__THE PROBLEM__: Collect all lines containing the word "this" from the data.

** start of RECORDS SHOWN **

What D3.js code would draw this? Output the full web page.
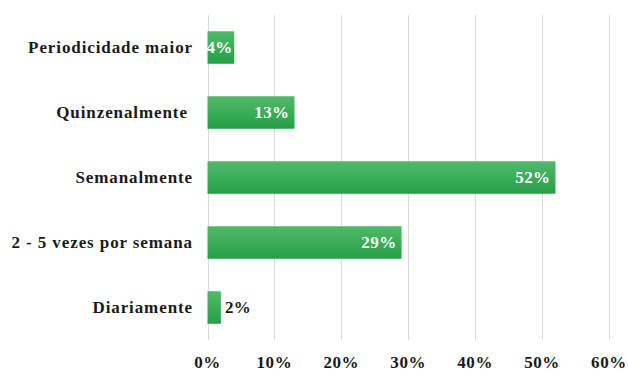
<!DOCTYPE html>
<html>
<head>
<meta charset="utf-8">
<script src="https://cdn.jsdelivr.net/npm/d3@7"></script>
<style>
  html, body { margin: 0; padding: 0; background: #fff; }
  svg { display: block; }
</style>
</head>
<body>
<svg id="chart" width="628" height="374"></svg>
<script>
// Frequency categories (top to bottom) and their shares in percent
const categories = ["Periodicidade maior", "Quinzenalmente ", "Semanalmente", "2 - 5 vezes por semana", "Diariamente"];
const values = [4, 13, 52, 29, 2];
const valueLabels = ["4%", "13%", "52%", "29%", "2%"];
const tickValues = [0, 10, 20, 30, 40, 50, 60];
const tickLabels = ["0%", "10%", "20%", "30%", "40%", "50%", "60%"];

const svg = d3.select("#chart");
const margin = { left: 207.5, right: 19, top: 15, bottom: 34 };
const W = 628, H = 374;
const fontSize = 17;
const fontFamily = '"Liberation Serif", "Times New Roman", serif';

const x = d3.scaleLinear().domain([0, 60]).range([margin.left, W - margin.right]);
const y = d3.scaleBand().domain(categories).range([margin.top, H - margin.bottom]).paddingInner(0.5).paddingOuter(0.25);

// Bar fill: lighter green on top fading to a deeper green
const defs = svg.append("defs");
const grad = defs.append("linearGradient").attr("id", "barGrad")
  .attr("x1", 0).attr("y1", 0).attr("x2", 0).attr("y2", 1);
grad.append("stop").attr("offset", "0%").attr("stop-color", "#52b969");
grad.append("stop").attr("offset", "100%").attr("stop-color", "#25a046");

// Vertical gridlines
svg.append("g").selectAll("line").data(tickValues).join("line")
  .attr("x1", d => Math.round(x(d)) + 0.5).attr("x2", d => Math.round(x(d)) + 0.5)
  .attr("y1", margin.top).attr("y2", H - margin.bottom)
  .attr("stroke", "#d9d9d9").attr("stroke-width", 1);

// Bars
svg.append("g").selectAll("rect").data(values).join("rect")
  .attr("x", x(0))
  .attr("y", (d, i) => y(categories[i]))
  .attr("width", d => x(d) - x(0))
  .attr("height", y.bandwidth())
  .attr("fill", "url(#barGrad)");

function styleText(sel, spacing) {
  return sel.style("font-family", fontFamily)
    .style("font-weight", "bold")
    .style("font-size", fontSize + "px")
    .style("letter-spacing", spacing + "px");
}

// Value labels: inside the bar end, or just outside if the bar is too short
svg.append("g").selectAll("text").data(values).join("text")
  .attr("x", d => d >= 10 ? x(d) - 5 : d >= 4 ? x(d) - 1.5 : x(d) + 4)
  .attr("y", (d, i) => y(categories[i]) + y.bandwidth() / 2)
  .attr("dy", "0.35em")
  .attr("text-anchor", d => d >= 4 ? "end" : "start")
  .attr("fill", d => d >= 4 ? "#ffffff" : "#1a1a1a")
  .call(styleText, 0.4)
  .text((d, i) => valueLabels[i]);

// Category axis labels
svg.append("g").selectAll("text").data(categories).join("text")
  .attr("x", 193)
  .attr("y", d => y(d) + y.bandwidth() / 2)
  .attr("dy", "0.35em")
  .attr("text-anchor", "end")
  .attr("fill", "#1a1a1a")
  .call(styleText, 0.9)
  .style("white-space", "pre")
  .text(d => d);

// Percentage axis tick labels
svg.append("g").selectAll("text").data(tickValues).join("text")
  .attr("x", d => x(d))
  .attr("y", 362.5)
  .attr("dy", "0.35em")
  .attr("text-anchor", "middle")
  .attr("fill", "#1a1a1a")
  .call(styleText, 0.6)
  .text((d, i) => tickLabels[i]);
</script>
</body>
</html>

** end of RECORDS SHOWN **
** start of RECORDS SHOWN **

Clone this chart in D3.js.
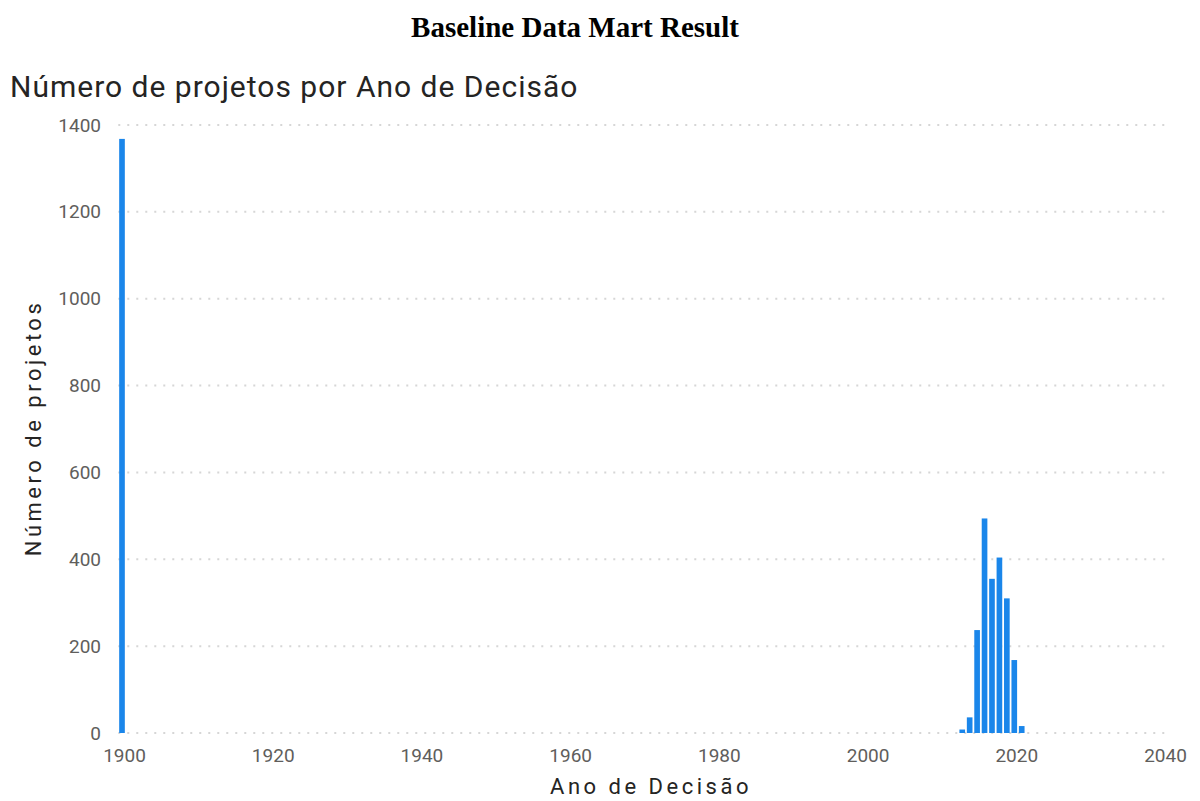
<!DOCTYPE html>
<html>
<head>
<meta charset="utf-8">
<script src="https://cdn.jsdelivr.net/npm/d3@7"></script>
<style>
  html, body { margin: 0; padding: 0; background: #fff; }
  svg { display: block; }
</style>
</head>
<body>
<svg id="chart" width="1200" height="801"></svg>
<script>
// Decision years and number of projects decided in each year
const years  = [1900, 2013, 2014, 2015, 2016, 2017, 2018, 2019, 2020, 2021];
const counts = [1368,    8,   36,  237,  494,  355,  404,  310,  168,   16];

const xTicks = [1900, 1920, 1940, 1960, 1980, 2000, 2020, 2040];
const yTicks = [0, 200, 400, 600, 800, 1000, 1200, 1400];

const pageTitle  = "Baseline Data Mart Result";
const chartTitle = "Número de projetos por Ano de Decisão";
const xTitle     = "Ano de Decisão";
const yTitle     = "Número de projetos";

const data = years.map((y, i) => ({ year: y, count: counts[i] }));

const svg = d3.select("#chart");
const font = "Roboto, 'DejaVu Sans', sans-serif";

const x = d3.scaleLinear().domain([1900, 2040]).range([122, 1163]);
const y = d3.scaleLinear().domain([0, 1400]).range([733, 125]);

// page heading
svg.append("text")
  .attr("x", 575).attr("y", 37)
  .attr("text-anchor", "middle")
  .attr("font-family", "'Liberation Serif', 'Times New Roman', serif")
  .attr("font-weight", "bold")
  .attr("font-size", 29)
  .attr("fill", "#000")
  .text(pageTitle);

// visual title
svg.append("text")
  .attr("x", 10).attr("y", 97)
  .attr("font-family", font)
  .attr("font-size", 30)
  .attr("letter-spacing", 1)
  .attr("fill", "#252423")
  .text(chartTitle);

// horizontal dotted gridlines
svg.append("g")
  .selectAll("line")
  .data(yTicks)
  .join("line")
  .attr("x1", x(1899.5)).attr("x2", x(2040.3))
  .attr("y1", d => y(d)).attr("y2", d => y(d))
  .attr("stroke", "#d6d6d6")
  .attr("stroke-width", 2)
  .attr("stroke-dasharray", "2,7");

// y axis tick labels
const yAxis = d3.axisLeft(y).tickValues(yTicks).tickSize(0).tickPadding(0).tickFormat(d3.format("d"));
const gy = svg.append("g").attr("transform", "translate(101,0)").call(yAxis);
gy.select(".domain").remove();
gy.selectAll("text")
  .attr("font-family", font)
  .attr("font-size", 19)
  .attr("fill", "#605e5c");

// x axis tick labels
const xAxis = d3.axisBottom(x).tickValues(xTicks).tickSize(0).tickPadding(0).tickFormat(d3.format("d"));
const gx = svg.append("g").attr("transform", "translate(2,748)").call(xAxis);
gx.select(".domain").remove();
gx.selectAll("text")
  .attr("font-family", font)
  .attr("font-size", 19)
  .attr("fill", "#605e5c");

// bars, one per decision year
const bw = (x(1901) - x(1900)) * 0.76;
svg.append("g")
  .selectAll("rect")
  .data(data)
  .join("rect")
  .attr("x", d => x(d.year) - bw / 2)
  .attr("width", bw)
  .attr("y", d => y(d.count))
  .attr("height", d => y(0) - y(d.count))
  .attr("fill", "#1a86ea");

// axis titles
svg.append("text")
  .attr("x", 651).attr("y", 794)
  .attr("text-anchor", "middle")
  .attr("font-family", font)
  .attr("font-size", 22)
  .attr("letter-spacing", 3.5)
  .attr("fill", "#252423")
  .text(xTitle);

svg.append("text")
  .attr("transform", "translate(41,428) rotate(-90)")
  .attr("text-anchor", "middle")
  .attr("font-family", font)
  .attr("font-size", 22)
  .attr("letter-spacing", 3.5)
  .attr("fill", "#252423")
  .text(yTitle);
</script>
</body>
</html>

** end of RECORDS SHOWN **
** start of RECORDS SHOWN **

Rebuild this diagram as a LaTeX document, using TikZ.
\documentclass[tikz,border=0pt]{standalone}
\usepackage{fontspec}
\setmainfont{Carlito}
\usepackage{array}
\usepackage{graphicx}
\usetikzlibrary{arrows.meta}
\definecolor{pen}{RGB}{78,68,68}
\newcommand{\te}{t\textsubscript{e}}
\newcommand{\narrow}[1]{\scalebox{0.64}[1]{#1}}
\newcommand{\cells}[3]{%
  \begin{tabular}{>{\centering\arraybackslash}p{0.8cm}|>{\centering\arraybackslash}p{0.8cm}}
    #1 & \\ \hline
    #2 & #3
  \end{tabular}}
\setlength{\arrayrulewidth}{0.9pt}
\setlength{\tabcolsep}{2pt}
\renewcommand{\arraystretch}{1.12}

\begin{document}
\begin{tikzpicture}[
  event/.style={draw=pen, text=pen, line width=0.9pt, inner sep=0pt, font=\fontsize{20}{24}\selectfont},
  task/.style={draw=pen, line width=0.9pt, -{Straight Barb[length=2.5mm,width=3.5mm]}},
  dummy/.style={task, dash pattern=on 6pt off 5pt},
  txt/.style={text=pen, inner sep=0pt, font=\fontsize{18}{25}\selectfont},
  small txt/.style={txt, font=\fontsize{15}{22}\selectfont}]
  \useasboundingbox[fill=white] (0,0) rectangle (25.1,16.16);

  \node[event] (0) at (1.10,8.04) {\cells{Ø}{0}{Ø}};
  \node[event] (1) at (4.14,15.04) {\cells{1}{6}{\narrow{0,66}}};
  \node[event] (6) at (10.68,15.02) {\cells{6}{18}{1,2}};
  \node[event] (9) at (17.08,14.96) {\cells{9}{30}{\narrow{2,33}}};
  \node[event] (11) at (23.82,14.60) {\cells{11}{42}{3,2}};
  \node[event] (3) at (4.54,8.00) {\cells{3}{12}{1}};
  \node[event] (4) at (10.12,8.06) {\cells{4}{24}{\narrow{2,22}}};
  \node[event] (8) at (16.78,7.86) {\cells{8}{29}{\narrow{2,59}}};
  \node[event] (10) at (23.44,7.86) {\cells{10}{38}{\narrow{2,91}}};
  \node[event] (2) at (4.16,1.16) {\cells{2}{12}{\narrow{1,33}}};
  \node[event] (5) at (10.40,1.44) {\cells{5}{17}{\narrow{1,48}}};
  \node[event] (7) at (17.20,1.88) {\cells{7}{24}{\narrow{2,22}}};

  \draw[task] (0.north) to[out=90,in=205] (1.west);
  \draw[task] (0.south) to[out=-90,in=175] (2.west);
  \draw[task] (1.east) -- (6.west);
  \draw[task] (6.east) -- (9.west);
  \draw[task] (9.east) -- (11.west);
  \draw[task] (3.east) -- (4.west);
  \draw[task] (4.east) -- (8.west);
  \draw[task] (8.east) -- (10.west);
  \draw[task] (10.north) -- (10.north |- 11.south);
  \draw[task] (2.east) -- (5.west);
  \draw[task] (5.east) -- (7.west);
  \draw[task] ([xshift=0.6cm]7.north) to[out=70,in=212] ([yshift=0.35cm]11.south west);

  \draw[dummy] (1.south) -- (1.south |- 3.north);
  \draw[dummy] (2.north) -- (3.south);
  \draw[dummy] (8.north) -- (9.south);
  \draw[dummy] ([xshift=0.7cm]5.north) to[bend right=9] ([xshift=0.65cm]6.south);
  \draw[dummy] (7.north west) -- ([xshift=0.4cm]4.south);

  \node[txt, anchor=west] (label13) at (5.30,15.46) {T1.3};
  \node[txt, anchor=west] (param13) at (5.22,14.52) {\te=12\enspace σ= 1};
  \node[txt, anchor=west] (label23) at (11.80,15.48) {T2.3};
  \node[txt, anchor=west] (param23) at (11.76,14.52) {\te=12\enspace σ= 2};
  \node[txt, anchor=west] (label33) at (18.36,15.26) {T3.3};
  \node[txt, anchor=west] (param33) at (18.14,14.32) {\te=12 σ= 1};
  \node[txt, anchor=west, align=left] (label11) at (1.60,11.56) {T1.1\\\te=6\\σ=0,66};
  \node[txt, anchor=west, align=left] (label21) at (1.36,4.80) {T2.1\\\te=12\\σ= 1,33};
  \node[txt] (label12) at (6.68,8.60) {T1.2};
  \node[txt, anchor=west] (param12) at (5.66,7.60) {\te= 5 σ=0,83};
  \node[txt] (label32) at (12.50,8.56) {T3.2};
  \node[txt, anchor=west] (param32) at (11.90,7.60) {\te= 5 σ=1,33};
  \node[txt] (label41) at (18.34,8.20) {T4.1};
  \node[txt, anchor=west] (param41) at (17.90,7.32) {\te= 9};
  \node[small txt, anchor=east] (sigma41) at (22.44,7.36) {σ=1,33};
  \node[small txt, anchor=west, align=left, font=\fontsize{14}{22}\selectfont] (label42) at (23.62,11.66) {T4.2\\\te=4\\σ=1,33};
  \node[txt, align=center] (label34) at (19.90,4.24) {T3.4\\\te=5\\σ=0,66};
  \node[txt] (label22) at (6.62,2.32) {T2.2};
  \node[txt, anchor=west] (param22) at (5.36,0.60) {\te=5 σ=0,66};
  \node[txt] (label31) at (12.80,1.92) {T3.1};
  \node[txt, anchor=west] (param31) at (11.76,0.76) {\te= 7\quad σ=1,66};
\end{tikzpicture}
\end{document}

** end of RECORDS SHOWN **

__REPLY__:
What D3.js code would draw this? Output the full web page.
Clone this chart in D3.js.
Rebuild this diagram as a LaTeX document, using TikZ.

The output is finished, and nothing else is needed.